# PID......Sorted.....



## SmnByt (Feb 23, 2015)

Rex C100 PID

All sorted now apart from the steam side, wiring is in place for that, I'm just waiting for the replacement PID as this one didn't have pins 6 & 7

Thanks to NJD1977 for helping me out with the technical stuff & set up of the PID:good:


----------



## NJD1977 (Dec 16, 2014)

That mazzer is a brute next to the classic!


----------



## SmnByt (Feb 23, 2015)

She is a big ol poppet.....


----------



## Rhys (Dec 21, 2014)

Keep wondering whether to get a PID off fleabay (same one or maybe one of the other ones advertise on there).
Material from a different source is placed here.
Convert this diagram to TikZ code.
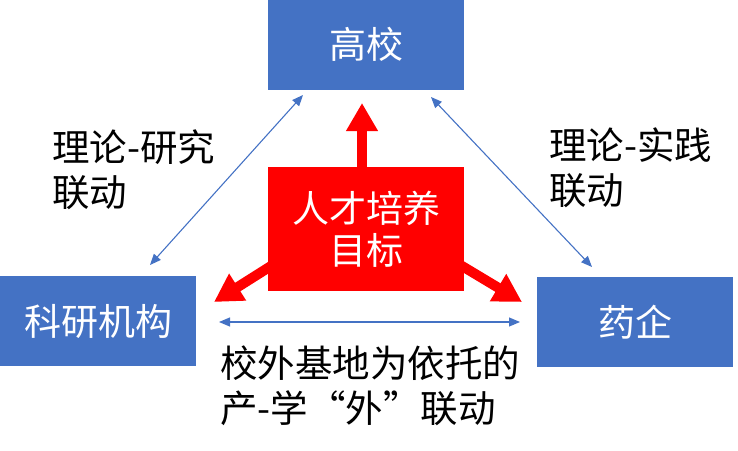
\documentclass[tikz,border=0pt]{standalone}
\usepackage{fontspec}
\setmainfont{Noto Sans CJK SC}
\usetikzlibrary{arrows.meta,calc}
\definecolor{boxblue}{HTML}{4472C4}
\definecolor{goalred}{HTML}{FF0000}
\tikzset{
  party/.style={rectangle, fill=boxblue, text=white, minimum width=196pt,
    minimum height=90pt, inner sep=0pt, font=\fontsize{37}{42}\selectfont},
  goal/.style={rectangle, fill=goalred, text=white, minimum width=196pt,
    minimum height=124pt, inner sep=0pt, align=center,
    font=\fontsize{37}{42}\selectfont},
  link/.style={draw=boxblue, line width=1.1pt,
    {Triangle[length=11pt,width=9pt]}-{Triangle[length=11pt,width=9pt]}},
  push/.style={draw=goalred, line width=10pt,
    -{Triangle[length=28pt,width=30pt]}},
  note/.style={align=left, inner sep=0pt, font=\fontsize{37.5}{45}\selectfont},
}
\begin{document}
\begin{tikzpicture}[x=1pt,y=-1pt]
    \useasboundingbox (0,0) rectangle (738,450);
    % the three partners and the goal
    \node[party] (gx) at (366,44.5) {高校};
    \node[party] (ky) at (98,321) {科研机构};
    \node[party] (yq) at (635,322) {药企};
    \node[goal] (mb) at (366,229) {人才培养\\目标};
    % ends of the thin links
    \coordinate (gxl) at (303,95);
    \coordinate (gxr) at (431,97);
    \coordinate (kyu) at (150,265);
    \coordinate (yqu) at (592,267);
    \coordinate (kyr) at (219,322);
    \coordinate (yql) at (520,322);
    \draw[link] (kyu) -- (gxl);
    \draw[link] (gxr) -- (yqu);
    \draw[link] (kyr) -- (yql);
    % thick red arrows out of the goal
    \coordinate (tipu) at (362,103);
    \coordinate (tipl) at (214,302);
    \coordinate (tipr) at (522,302);
    \draw[push] (tipu |- mb.north) -- (tipu);
    \draw[push] ($(mb)+(-76,25)$) -- (tipl);
    \draw[push] ($(mb)+(76,25)$) -- (tipr);
    % labels
    \node[note, anchor=west] (lyj) at (52,170) {理论-研究\\联动};
    \node[note, anchor=west] (lsj) at (549,168) {理论-实践\\联动};
    \node[note, anchor=west] (cxw) at (220,386) {校外基地为依托的\\产-学“外”联动};
\end{tikzpicture}
\end{document}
Aubers are too expensive - even though h'pparently they offer a pre-infuse option on the Auber though.. I take it the thread about sourcing a alloy case for the REX has died a death?


----------



## SmnByt (Feb 23, 2015)

Rhys said:


> Keep wondering whether to get a PID off fleabay (same one or maybe one of the other ones advertise on there). Aubers are too expensive - even though h'pparently they offer a pre-infuse option on the Auber though.. I take it the thread about sourcing a alloy case for the REX has died a death?


Go for it... this one with all the bits and bobs came in at just under £84, I'm sure I could have got the bits cheaper but hey ho. If nothing else its a fun project and there are lots of parameters to fiddle with till your hearts content


----------



## NJD1977 (Dec 16, 2014)

I reckon the cheapest you could do it is around £30. Mine cost me around £55. Depends whether you're patient enough to wait for long deliveries or not and whether you have any existing kit.


----------



## hotmetal (Oct 31, 2013)

I can only say that with my skill/patience levels I was very lucky to score my Classic already pimped with everything except the brass dispersion plate. Mine had the Auber PID with preinfusion and shot timing. Plus all the P, I and D parameters had been factory optimised so all I needed to play about with was temperature and shot time.


----------